**TASK STATEMENT**
Retype the opening lines of the listing below, ending with the line that contains "import pandas as pd", and leave out any pictures.

**PROVIDED MATERIAL**
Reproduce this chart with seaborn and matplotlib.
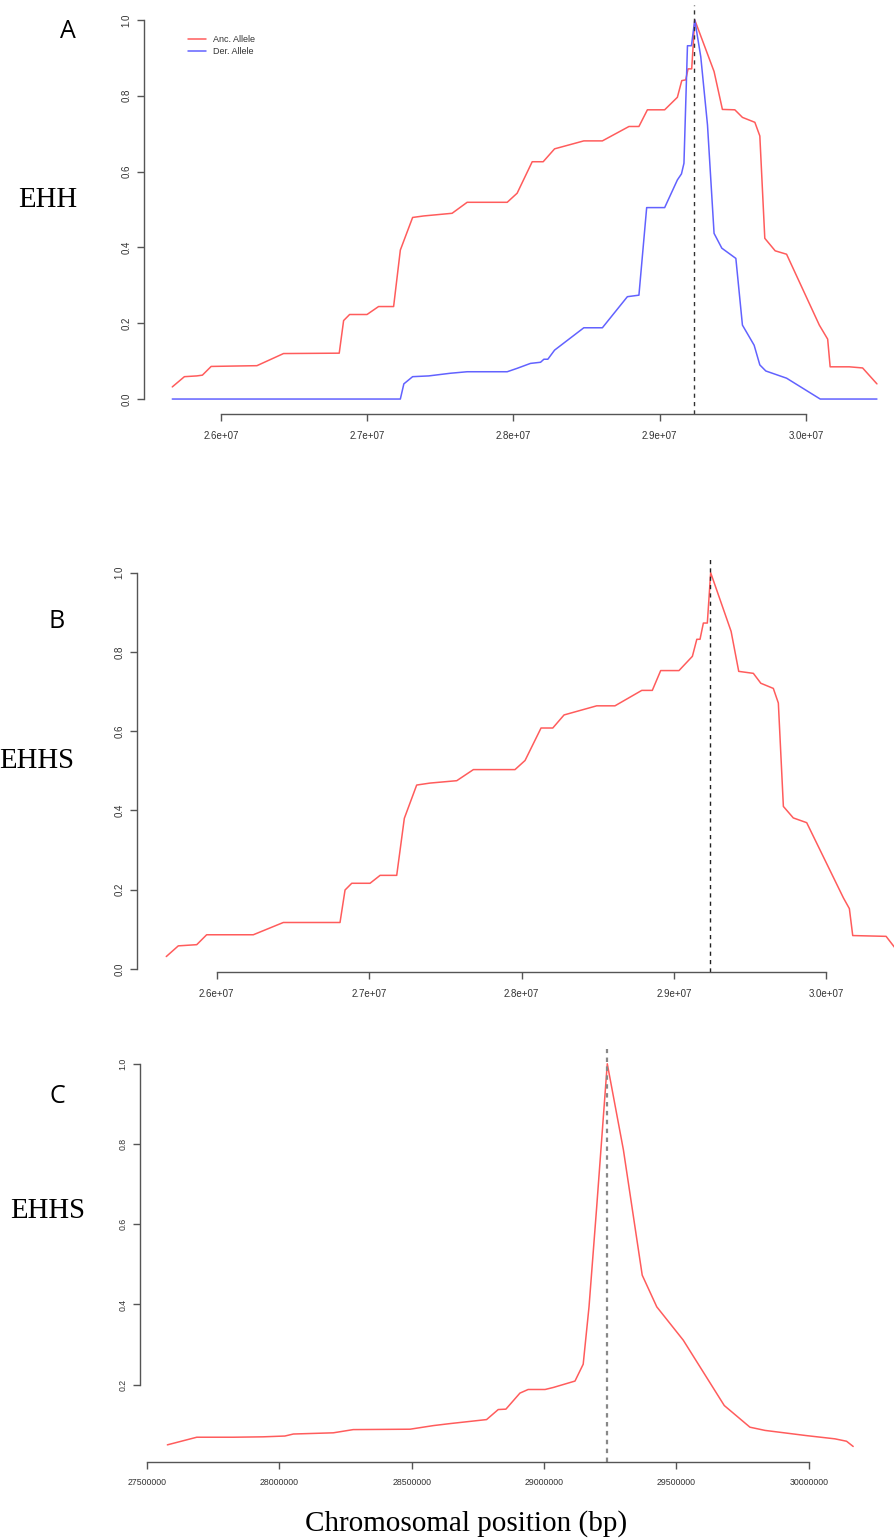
import matplotlib
matplotlib.use("Agg")
import matplotlib.pyplot as plt
from matplotlib.lines import Line2D
import seaborn as sns
import pandas as pd

# ---------------- data (positions in Mb, converted to bp below) ----------------
pos_a_anc = [25.666, 25.749, 25.834, 25.872, 25.932, 26.084, 26.245, 26.427, 26.808, 26.838,
             26.879, 26.998, 27.077, 27.180, 27.226, 27.310, 27.386, 27.580, 27.683, 27.957,
             28.025, 28.128, 28.203, 28.281, 28.481, 28.608, 28.790, 28.858, 28.916, 29.034,
             29.121, 29.151, 29.178, 29.194, 29.219, 29.240, 29.372, 29.429, 29.514, 29.566,
             29.651, 29.685, 29.719, 29.790, 29.868, 30.092, 30.149, 30.166, 30.297, 30.388,
             30.486]
ehh_anc = [0.032, 0.059, 0.061, 0.063, 0.086, 0.087, 0.088, 0.120, 0.121, 0.207,
           0.223, 0.223, 0.244, 0.244, 0.393, 0.479, 0.483, 0.490, 0.519, 0.519,
           0.543, 0.626, 0.626, 0.660, 0.681, 0.681, 0.719, 0.719, 0.763, 0.763,
           0.796, 0.840, 0.842, 0.871, 0.871, 1.000, 0.864, 0.764, 0.763, 0.743,
           0.730, 0.694, 0.424, 0.391, 0.382, 0.195, 0.158, 0.085, 0.085, 0.082,
           0.040]

pos_a_der = [25.666, 27.226, 27.250, 27.310, 27.420, 27.568, 27.683, 27.957, 28.025, 28.116,
             28.185, 28.208, 28.235, 28.281, 28.481, 28.608, 28.779, 28.858, 28.911, 29.034,
             29.121, 29.149, 29.166, 29.190, 29.217, 29.240, 29.281, 29.327, 29.372, 29.425,
             29.521, 29.566, 29.646, 29.685, 29.726, 29.868, 30.098, 30.486]
ehh_der = [0.000, 0.000, 0.040, 0.059, 0.061, 0.068, 0.072, 0.072, 0.081, 0.094,
           0.097, 0.105, 0.105, 0.129, 0.188, 0.188, 0.270, 0.274, 0.505, 0.505,
           0.578, 0.594, 0.622, 0.932, 0.932, 1.000, 0.903, 0.723, 0.437, 0.398,
           0.371, 0.195, 0.142, 0.090, 0.074, 0.055, 0.000, 0.000]

pos_b = [25.669, 25.748, 25.869, 25.934, 26.240, 26.437, 26.809, 26.842, 26.886, 27.006,
         27.072, 27.181, 27.231, 27.312, 27.400, 27.575, 27.684, 27.957, 28.023, 28.128,
         28.205, 28.279, 28.493, 28.613, 28.789, 28.858, 28.913, 29.033, 29.121, 29.150,
         29.171, 29.193, 29.219, 29.241, 29.375, 29.425, 29.521, 29.570, 29.652, 29.685,
         29.718, 29.783, 29.871, 30.112, 30.151, 30.173, 30.392, 30.486]
ehhs_b = [0.031, 0.058, 0.061, 0.086, 0.086, 0.117, 0.117, 0.199, 0.216, 0.216,
          0.236, 0.236, 0.380, 0.464, 0.469, 0.475, 0.503, 0.503, 0.526, 0.608,
          0.608, 0.641, 0.664, 0.664, 0.703, 0.703, 0.753, 0.753, 0.789, 0.832,
          0.832, 0.873, 0.873, 1.000, 0.852, 0.751, 0.746, 0.721, 0.708, 0.671,
          0.410, 0.381, 0.369, 0.179, 0.152, 0.084, 0.082, 0.035]

pos_c = [27.577, 27.688, 27.826, 27.939, 28.021, 28.053, 28.204, 28.279, 28.494, 28.582,
         28.645, 28.783, 28.827, 28.856, 28.909, 28.940, 29.004, 29.035, 29.117, 29.148,
         29.170, 29.199, 29.239, 29.300, 29.371, 29.426, 29.526, 29.681, 29.778, 29.835,
         29.992, 30.099, 30.143, 30.168]
ehhs_c = [0.050, 0.069, 0.069, 0.070, 0.072, 0.077, 0.080, 0.088, 0.089, 0.098,
          0.103, 0.113, 0.138, 0.139, 0.179, 0.188, 0.188, 0.193, 0.209, 0.251,
          0.394, 0.643, 1.000, 0.785, 0.473, 0.394, 0.311, 0.148, 0.094, 0.086,
          0.073, 0.065, 0.059, 0.046]

core_position = 29.238  # Mb
legend_labels = ["Anc. Allele", "Der. Allele"]
xticks_ab = [26.0, 27.0, 28.0, 29.0, 30.0]
xticklabels_ab = ["2.6e+07", "2.7e+07", "2.8e+07", "2.9e+07", "3.0e+07"]
xticks_c = [27.5, 28.0, 28.5, 29.0, 29.5, 30.0]
xticklabels_c = ["27500000", "28000000", "28500000", "29000000", "29500000", "30000000"]
yticks_ab = [0.0, 0.2, 0.4, 0.6, 0.8, 1.0]
yticklabels_ab = ["0.0", "0.2", "0.4", "0.6", "0.8", "1.0"]
yticks_c = [0.2, 0.4, 0.6, 0.8, 1.0]
yticklabels_c = ["0.2", "0.4", "0.6", "0.8", "1.0"]

MB = 1e6
RED = "#ff5c5c"
BLUE = "#6262ff"
AXC = "#555555"
TXC = "#333333"

sns.set_theme(style="white")
plt.rcParams["font.family"] = ["Liberation Sans", "DejaVu Sans"]

W, H = 894, 1540
fig = plt.figure(figsize=(W / 100, H / 100), dpi=100)
fig.patch.set_facecolor("white")


def px_axes(x0, y0, x1, y1):
    ax = fig.add_axes([x0 / W, 1 - y1 / H, (x1 - x0) / W, (y1 - y0) / H])
    ax.patch.set_alpha(0)
    return ax


def style(ax, xt, xtl, yt, ytl, xb, yb, fs):
    for s in ["top", "right"]:
        ax.spines[s].set_visible(False)
    for s in ["left", "bottom"]:
        ax.spines[s].set_color(AXC)
        ax.spines[s].set_linewidth(1.0)
    ax.spines["left"].set_bounds(*yb)
    ax.spines["bottom"].set_bounds(*xb)
    ax.set_xticks([v * MB for v in xt])
    ax.set_xticklabels(xtl, fontsize=fs, color=TXC)
    ax.set_yticks(yt)
    ax.set_yticklabels(ytl, fontsize=fs, color=TXC, rotation=90, va="center")
    ax.tick_params(axis="both", direction="out", length=5, width=1.0, color=AXC,
                   bottom=True, left=True)
    ax.tick_params(axis="x", pad=7)
    ax.tick_params(axis="y", pad=4)
    ax.set_xlabel("")
    ax.set_ylabel("")
    ax.grid(False)


# ---------------- Panel A ----------------
axA = px_axes(144, 4.8, 905, 414.2)
dfA1 = pd.DataFrame({"pos": [p * MB for p in pos_a_anc], "ehh": ehh_anc})
dfA2 = pd.DataFrame({"pos": [p * MB for p in pos_a_der], "ehh": ehh_der})
sns.lineplot(data=dfA1, x="pos", y="ehh", ax=axA, color=RED, lw=1.1, estimator=None, sort=False)
sns.lineplot(data=dfA2, x="pos", y="ehh", ax=axA, color=BLUE, lw=1.1, estimator=None, sort=False)
axA.axvline(core_position * MB, color="#333333", lw=1.0, ls=(0, (3, 3)))
axA.set_xlim(25.4726 * MB, 30.678 * MB)
axA.set_ylim(-0.04, 1.04)
style(axA, xticks_ab, xticklabels_ab, yticks_ab, yticklabels_ab, (26.0 * MB, 30.0 * MB), (0.0, 1.0), 7)
handles = [Line2D([], [], color=RED, lw=1.1), Line2D([], [], color=BLUE, lw=1.1)]
fig.legend(handles, legend_labels, loc="center left", bbox_to_anchor=(188 / W, 1 - 45.5 / H),
           bbox_transform=fig.transFigure, frameon=False, fontsize=6.5, handlelength=2.0,
           handletextpad=0.8, labelspacing=0.35, borderpad=0, borderaxespad=0,
           labelcolor=TXC)

# ---------------- Panel B ----------------
axB = px_axes(137, 557.3, 930, 972)
dfB = pd.DataFrame({"pos": [p * MB for p in pos_b], "ehhs": ehhs_b})
sns.lineplot(data=dfB, x="pos", y="ehhs", ax=axB, color=RED, lw=1.1, estimator=None, sort=False)
axB.axvline(core_position * MB, color="#222222", lw=1.0, ls=(0, (3, 3)))
axB.set_xlim(25.477 * MB, 30.680 * MB)
axB.set_ylim(-0.008, 1.039)
style(axB, xticks_ab, xticklabels_ab, yticks_ab, yticklabels_ab, (26.0 * MB, 30.0 * MB), (0.0, 1.0), 7)

# ---------------- Panel C ----------------
axC = px_axes(140, 1048.5, 880.7, 1461.7)
dfC = pd.DataFrame({"pos": [p * MB for p in pos_c], "ehhs": ehhs_c})
sns.lineplot(data=dfC, x="pos", y="ehhs", ax=axC, color=RED, lw=1.1, estimator=None, sort=False)
axC.axvline(core_position * MB, color="#888888", lw=1.6, ls=(0, (2, 2)))
axC.set_xlim(27.4736 * MB, 30.272 * MB)
axC.set_ylim(0.008, 1.038)
style(axC, xticks_c, xticklabels_c, yticks_c, yticklabels_c, (27.5 * MB, 30.0 * MB), (0.2, 1.0), 6.3)


# ---------------- panel letters / labels ----------------
def ftext(x, y, s, **kw):
    fig.text(x / W, 1 - y / H, s, **kw)


letter_kw = dict(fontsize=18, family=["Open Sans", "DejaVu Sans"], ha="center", va="baseline", color="black")
serif_kw = dict(fontsize=20.7, family=["Liberation Serif", "DejaVu Serif"], ha="center", va="baseline", color="black")
ftext(68, 38, "A", **letter_kw)
ftext(57, 628, "B", **letter_kw)
ftext(57.5, 1103, "C", **letter_kw)
ftext(47.5, 207, "EHH", **serif_kw)
ftext(37, 768, "EHHS", **serif_kw)
ftext(47.5, 1218, "EHHS", **serif_kw)
ftext(466, 1531, "Chromosomal position (bp)", fontsize=21, family=["Liberation Serif", "DejaVu Serif"],
      ha="center", va="baseline", color="black")

fig.savefig("out.png", dpi=100, facecolor="white")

**ANSWER**
Reproduce this chart with seaborn and matplotlib.
import matplotlib
matplotlib.use("Agg")
import matplotlib.pyplot as plt
from matplotlib.lines import Line2D
import seaborn as sns
import pandas as pd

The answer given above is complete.